• Set exercise: Set down the material below word for word, excluding the pictures.
#### Dataset extract ####
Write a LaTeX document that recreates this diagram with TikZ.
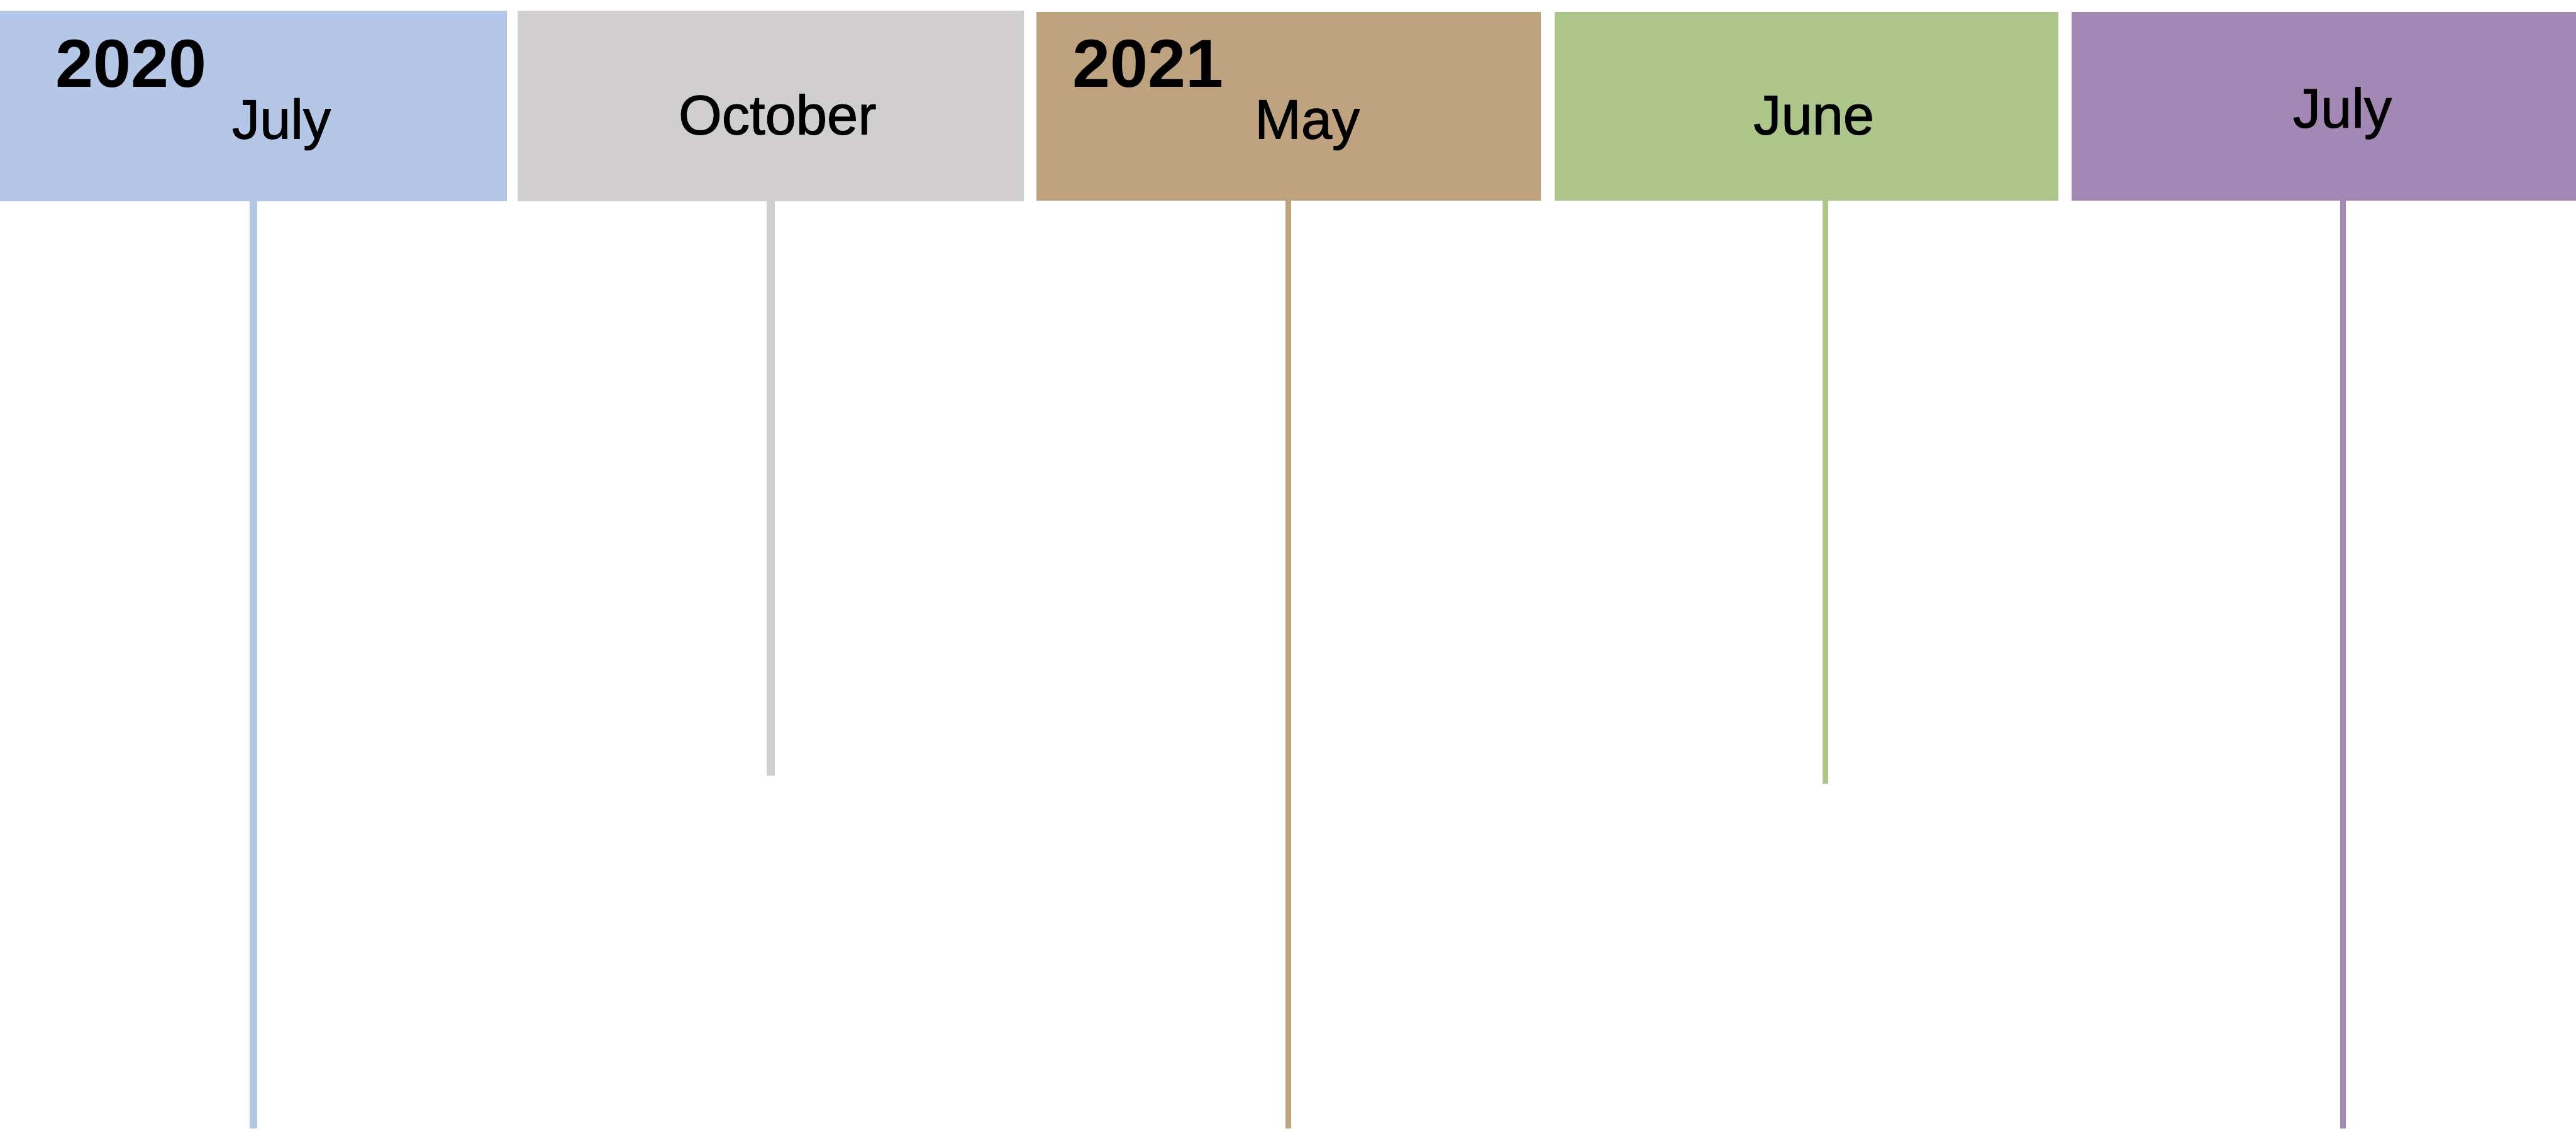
\documentclass[tikz,border=0pt]{standalone}
\usepackage{fontspec}
\setmainfont{Liberation Sans}
\newfontfamily\monthfont[FakeBold=1.2]{Liberation Sans}
\definecolor{cblue}{HTML}{B4C7E7}
\definecolor{cgray}{HTML}{D0CECE}
\definecolor{cbrown}{HTML}{BFA37F}
\definecolor{cgreen}{HTML}{ADC78A}
\definecolor{cpurple}{HTML}{A387B5}
\tikzset{
  yeartext/.style={anchor=base, inner sep=0pt, font=\fontsize{31.5}{36}\selectfont\bfseries},
  monthtext/.style={anchor=base, inner sep=0pt, font=\monthfont\fontsize{25.8}{30}\selectfont},
  stem/.style={line cap=butt}
}
\begin{document}
\begin{tikzpicture}[x=0.01cm, y=-0.01cm]
\useasboundingbox (0,0) rectangle (4201,1844);
% boxes
\fill[cblue]   (0,17)    rectangle (827,328)  coordinate (b1se);
\fill[cgray]   (844,17)  rectangle (1670,328) coordinate (b2se);
\fill[cbrown]  (1690,19) rectangle (2513,327) coordinate (b3se);
\fill[cgreen]  (2535,19) rectangle (3357,327) coordinate (b4se);
\fill[cpurple] (3378,19) rectangle (4201,327) coordinate (b5se);
% stem end points
\coordinate (e1) at (413,1840);
\coordinate (e2) at (1257,1265);
\coordinate (e3) at (2101,1840);
\coordinate (e4) at (2977,1278);
\coordinate (e5) at (3821,1840);
% stems
\draw[stem, cblue,   line width=0.12cm] (e1 |- b1se) -- (e1);
\draw[stem, cgray,   line width=0.13cm] (e2 |- b2se) -- (e2);
\draw[stem, cbrown,  line width=0.09cm] (e3 |- b3se) -- (e3);
\draw[stem, cgreen,  line width=0.10cm] (e4 |- b4se) -- (e4);
\draw[stem, cpurple, line width=0.10cm] (e5 |- b5se) -- (e5);
% texts
\node[yeartext]  (y2020) at (214,142)  {2020};
\node[monthtext] (m1)    at (459,226)  {July};
\node[monthtext] (m2)    at (1268,219) {October};
\node[yeartext]  (y2021) at (1872,142) {2021};
\node[monthtext] (m3)    at (2132,226) {May};
\node[monthtext] (m4)    at (2958,219) {June};
\node[monthtext] (m5)    at (3820,208) {July};
\end{tikzpicture}
\end{document}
####
• Solved exercise:
Write a LaTeX document that recreates this diagram with TikZ.
\documentclass[tikz,border=0pt]{standalone}
\usepackage{fontspec}
\setmainfont{Liberation Sans}
\newfontfamily\monthfont[FakeBold=1.2]{Liberation Sans}
\definecolor{cblue}{HTML}{B4C7E7}
\definecolor{cgray}{HTML}{D0CECE}
\definecolor{cbrown}{HTML}{BFA37F}
\definecolor{cgreen}{HTML}{ADC78A}
\definecolor{cpurple}{HTML}{A387B5}
\tikzset{
  yeartext/.style={anchor=base, inner sep=0pt, font=\fontsize{31.5}{36}\selectfont\bfseries},
  monthtext/.style={anchor=base, inner sep=0pt, font=\monthfont\fontsize{25.8}{30}\selectfont},
  stem/.style={line cap=butt}
}
\begin{document}
\begin{tikzpicture}[x=0.01cm, y=-0.01cm]
\useasboundingbox (0,0) rectangle (4201,1844);
% boxes
\fill[cblue]   (0,17)    rectangle (827,328)  coordinate (b1se);
\fill[cgray]   (844,17)  rectangle (1670,328) coordinate (b2se);
\fill[cbrown]  (1690,19) rectangle (2513,327) coordinate (b3se);
\fill[cgreen]  (2535,19) rectangle (3357,327) coordinate (b4se);
\fill[cpurple] (3378,19) rectangle (4201,327) coordinate (b5se);
% stem end points
\coordinate (e1) at (413,1840);
\coordinate (e2) at (1257,1265);
\coordinate (e3) at (2101,1840);
\coordinate (e4) at (2977,1278);
\coordinate (e5) at (3821,1840);
% stems
\draw[stem, cblue,   line width=0.12cm] (e1 |- b1se) -- (e1);
\draw[stem, cgray,   line width=0.13cm] (e2 |- b2se) -- (e2);
\draw[stem, cbrown,  line width=0.09cm] (e3 |- b3se) -- (e3);
\draw[stem, cgreen,  line width=0.10cm] (e4 |- b4se) -- (e4);
\draw[stem, cpurple, line width=0.10cm] (e5 |- b5se) -- (e5);
% texts
\node[yeartext]  (y2020) at (214,142)  {2020};
\node[monthtext] (m1)    at (459,226)  {July};
\node[monthtext] (m2)    at (1268,219) {October};
\node[yeartext]  (y2021) at (1872,142) {2021};
\node[monthtext] (m3)    at (2132,226) {May};
\node[monthtext] (m4)    at (2958,219) {June};
\node[monthtext] (m5)    at (3820,208) {July};
\end{tikzpicture}
\end{document}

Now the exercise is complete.